REPUBLIKA.CO.ID, JAKARTA -- Menteri Keuangan Sri Mulyani Indrawati menilai gejolak global dengan adanya situasi geopolitik yang menyebabkan harga energi sangat tinggi dan tak dapat diprediksi saat ini menjadi tantangan bagi pengembangan pasar karbon."Tak hanya untuk Indonesia, tetapi semua negara yang sekarang fokus kepada perubahan iklim," ungkap Sri Mulyani dalam 2022 Institute of International Finance (IIF) Sustainable Finance Summit yang dipantau secara daring di Jakarta, Kamis (10/3/2022).
Namun terlepas dari hal tersebut, kata Menkeu, dalam jangka menegah panjang tetaplah penting bagi Indonesia sebagai negara besar untuk membangun fondasi dalam perubahan iklim, terutama melalui pasar karbon. Ia menyebutkan saat memperkenalkan sebuah pasar baru melalui pengaturan kelembagaan dan kerangka peraturan mengenai harga, hal tersebut mencerminkan harga sebenarnya dari komoditas itu.

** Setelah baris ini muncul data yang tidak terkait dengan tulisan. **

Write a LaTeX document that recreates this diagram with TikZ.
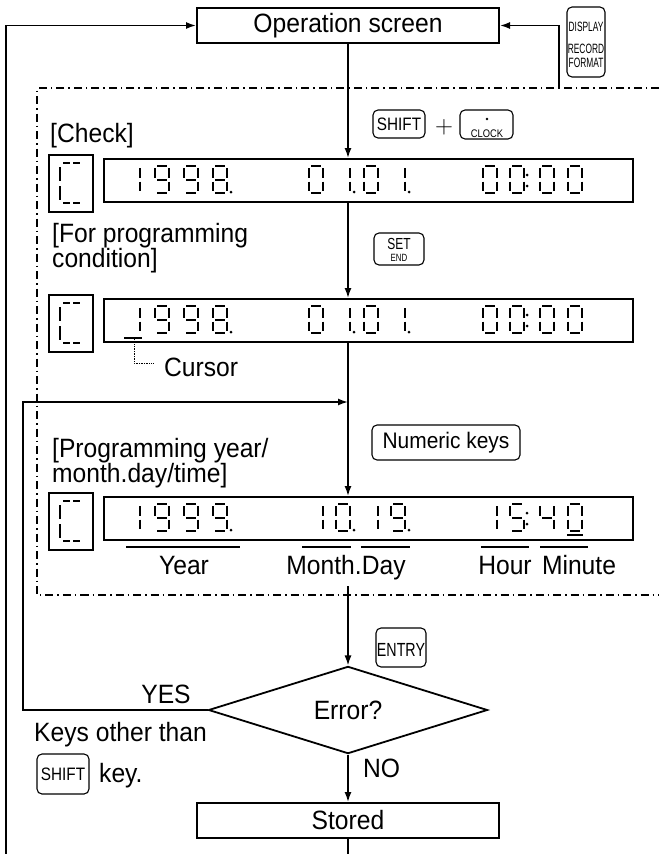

Tetapi, tantangan dalam memperkenalkan pasar karbon adalah karena pasar tersebut tidak akan memperdagangkan karbondioksida (CO2) dalam bentuk aslinya, sehingga akan direpresentasikan dengan sebuah kertas atau sekuritas yang berbasis pada CO2 yang mendasari. "Jadi prinsip bagaimana Anda mengukur CO2 dan menghasilkan sertifikat yang kredibel untuk kemudian dapat diperdagangkan di pasar itu akan menjadi penting," tuturnya.
Mantan Direktur Pelaksana Bank Dunia ini mengaku sedang berdiskusi dengan pasar modal di Indonesia mengenai harga karbon yang layak untuk diperdagangkan pada saat ini. Bahkan, dirinya juga mendapatkan tawaran dari London dan Singapura yang sedang mengembangkan pasar karbon mereka untuk bekerja sama.
Saat ini, Pemerintah Indonesia telah mengesahkan undang-undang mengenai pajak karbon sebagai komitmen untuk mengurangi CO2."Itulah yang sekarang sedang kami bahas dengan sangat detail bagaimana Indonesia bisa mempersiapkan diri, tetapi semua prinsip kebijakan ini adalah penting," kata Sri Mulyani.